Джордж Райт - Библейская археология
Столь возвышенные идеи, однако, практически не влияли на религиозные воззрения обычных людей. Политеизм с его сонмом богов всегда относился с терпимостью к новым богам, и триумф эллинской культуры во многом являлся следствием этого синкретизма. Бесчисленное множество культов греческого, азиатского и египетского происхождения появилось и в Риме. Они относились к так называемым «тайным» культам, адепты которых проходили особые обряды посвящения. Культы эти восходили к древнему религиозному культу природы с его почитанием умирающего-возрождающегося бога жизни, однако теперь главный акцент в них делался на восстановлении индивидуальной души. Что касается культа императора, то он воспринимался как средство укрепления единства империи. В восточных провинциях со времён Александра Великого правителей было принято обожествлять не только после смерти, но и при жизни. Соответственно, в почитании Августа и следовавших за ним цезарей не было ничего особенно нового, хотя для самого Рима оно и было новостью.
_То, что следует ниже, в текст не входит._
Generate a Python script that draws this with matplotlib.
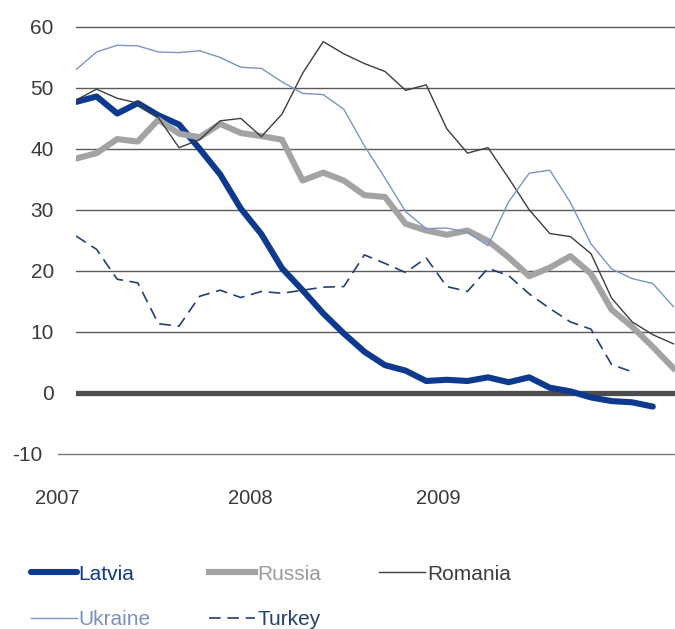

К иудаизму в этом мире относились с презрением и подозрением, как к вредоносной религии, ибо то, что представлялось римским язычникам святым и возвышенным, отвергалось евреями как богомерзкое. Тем не менее римляне считали евреев народом и вследствие этого наделяли их особыми привилегиями. Законы Моисея так или иначе влияли на жизнь многих жителей Империи, и тем не менее иудаизм, в отличие от христианства, никогда не представлял собой особой угрозы для язычества. Как пишет Гиббон, иудаизм был религией, «прекрасно подходившей для обороны, но никогда не предназначавшейся для завоеваний».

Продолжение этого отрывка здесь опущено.